When bass are holding tight to cover, this rig puts your bait right in front of them.

Step by Step: How to Tie a Texas Rig

Keep it simple and clean.

  1. Slide a Worm Weight onto your line, pointed end first.

  2. Tie on a Mondo EWG Hook using your preferred knot.

  3. Insert the hook point into the nose of your bait and push it out about a quarter inch down.

  4. Slide the bait up to the eye of the hook and rotate it.

  5. Measure where the hook should re-enter the body and bury the point back into the plastic.

The bait should sit straight. If it is bent, it will not fall naturally.

Choosing the Right Hook

Hook size and style matter.

The Mondo EWG Hook is built for thicker plastics. The extra-wide gap gives bulky baits room to collapse on the hookset.

If you are throwing creatures or thick worms, that gap improves your hookup ratio.

For slimmer worms, match the hook size so the bait stays balanced.

Weight Selection: How Heavy Should You Go?

Your weight controls depth and fall speed.

General guidelines:

  • 1/8 oz to 1/4 oz for shallow water and slower presentations
  • 3/8 oz for most everyday situations
  • 1/2 oz to 3/4 oz for deeper water or windy conditions

The Worm Weight is compact and sensitive, helping you feel bottom contact clearly.

Heavier weights fall faster and punch through cover. Lighter weights give a more natural fall.

To Peg or Not to Peg

Pegging means securing the weight so it does not slide up the line.

Peg your weight when:

  • Fishing thick brush
  • Flipping heavy grass
  • Punching mats

Keeping the weight tight to the bait helps it move through cover as one unit.

Leave it unpegged when:

  • Dragging in open water
  • Fishing sparse cover
  • You want a slower, more natural fall

An unpegged weight lets the bait glide down behind it.

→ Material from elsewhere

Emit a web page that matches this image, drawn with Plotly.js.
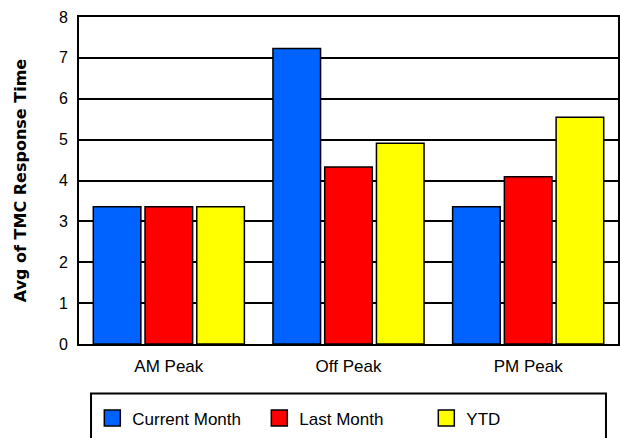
<!DOCTYPE html>
<html><head><meta charset="utf-8">
<script src="https://cdn.plot.ly/plotly-3.0.1.min.js"></script>
<style>html,body{margin:0;padding:0;background:#fff}#chart{width:620px;height:438px}</style>
</head><body><div id="chart"></div>
<script>
const categories = ['AM Peak', 'Off Peak', 'PM Peak'];
const seriesNames = ['Current Month', 'Last Month', 'YTD'];
const currentMonth = [3.36, 7.23, 3.36];
const lastMonth = [3.36, 4.33, 4.09];
const ytd = [3.36, 4.91, 5.55];
const yTickVals = [0, 1, 2, 3, 4, 5, 6, 7, 8];
const yTitle = 'Avg of TMC Response Time';
const colors = ['#0062FF', '#FF0000', '#FFFF00'];

const seriesValues = [currentMonth, lastMonth, ytd];
const data = [];
seriesValues.forEach((vals, i) => {
  data.push({
    type: 'bar', name: seriesNames[i], x: categories, y: vals,
    legendgroup: seriesNames[i], showlegend: false,
    marker: {color: colors[i], line: {color: '#000', width: 1.5}},
    hoverinfo: 'x+y+name'
  });
});
seriesValues.forEach((vals, i) => {
  data.push({
    type: 'scatter', mode: 'markers', name: seriesNames[i], x: [null], y: [null],
    legendgroup: seriesNames[i], showlegend: true,
    marker: {symbol: 'square', size: 16, color: colors[i], line: {color: '#000', width: 1.5}},
    hoverinfo: 'skip'
  });
});

const layout = {
  width: 620, height: 438,
  margin: {l: 79, r: 2, t: 17, b: 90, pad: 0},
  paper_bgcolor: '#fff', plot_bgcolor: '#fff',
  font: {family: 'Liberation Sans, Arial, sans-serif', color: '#000', size: 17},
  barmode: 'group', bargap: 0.136, bargroupgap: 0.08,
  showlegend: true,
  legend: {
    orientation: 'h', x: 0.0247, y: -0.173, xanchor: 'left', yanchor: 'top',
    bgcolor: 'rgba(0,0,0,0)', borderwidth: 0, font: {size: 17},
    entrywidth: 122, entrywidthmode: 'pixels', itemsizing: 'trace'
  },
  xaxis: {
    type: 'category', showline: true, linecolor: '#000', linewidth: 2, mirror: true,
    ticks: '', tickfont: {size: 17}, ticklabelstandoff: 6, fixedrange: true
  },
  yaxis: {
    range: [0, 8], tickvals: yTickVals, showgrid: true, gridcolor: '#000', gridwidth: 1.5,
    showline: true, linecolor: '#000', linewidth: 2, mirror: true, zeroline: false,
    ticks: '', tickfont: {size: 16}, ticklabelstandoff: 6, fixedrange: true,
    title: {text: yTitle, font: {family: 'DejaVu Sans, sans-serif', size: 16, weight: 'bold'}, standoff: 28}
  },
  shapes: [{
    type: 'rect', xref: 'paper', yref: 'paper',
    x0: 0.0223, x1: 0.9777, y0: -0.1512, y1: -0.30,
    line: {color: '#000', width: 2}, fillcolor: 'rgba(0,0,0,0)'
  }]
};

Plotly.newPlot('chart', data, layout, {displayModeBar: false, staticPlot: false});
</script>
</body></html>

Best Soft Plastics for a Texas Rig

One of the strengths of this rig is versatility.

Craws and Creatures

Great for pitching wood and dragging rocky bottoms.

Worms

Strong choice for deeper ledges and brush piles.

Bigger Profiles

When you want a larger silhouette in the spawn or dirty water, this gets attention.

Match your bait to the cover and season.

How to Fish a Texas Rig

There is no single retrieve.

You can:

  • Drag it slowly along the bottom
  • Hop it like a jig
  • Flip it into tight cover and let it fall

Most bites feel like a small tick or just extra weight.

Reel down until the line gets tight. Then drive the hook home with authority.

Because the hook point is buried, you need a firm hookset to push it through the plastic and into the fish.

The Right Setup for Better Hookups

A balanced setup helps.

  • Medium-heavy or heavy rod
  • Low-stretch line like fluorocarbon or braid
  • High-speed baitcasting reel

When a bass eats in cover, you need power and control immediately.

The One Thing to Remember

The Texas rig is simple for a reason.

If you remember one thing, remember this.

Keep your bait straight. Match your weight to the cover. Set the hook hard.

This rig works in grass, wood, rock, and open water. When in doubt, tie on a Texas rig and start fishing.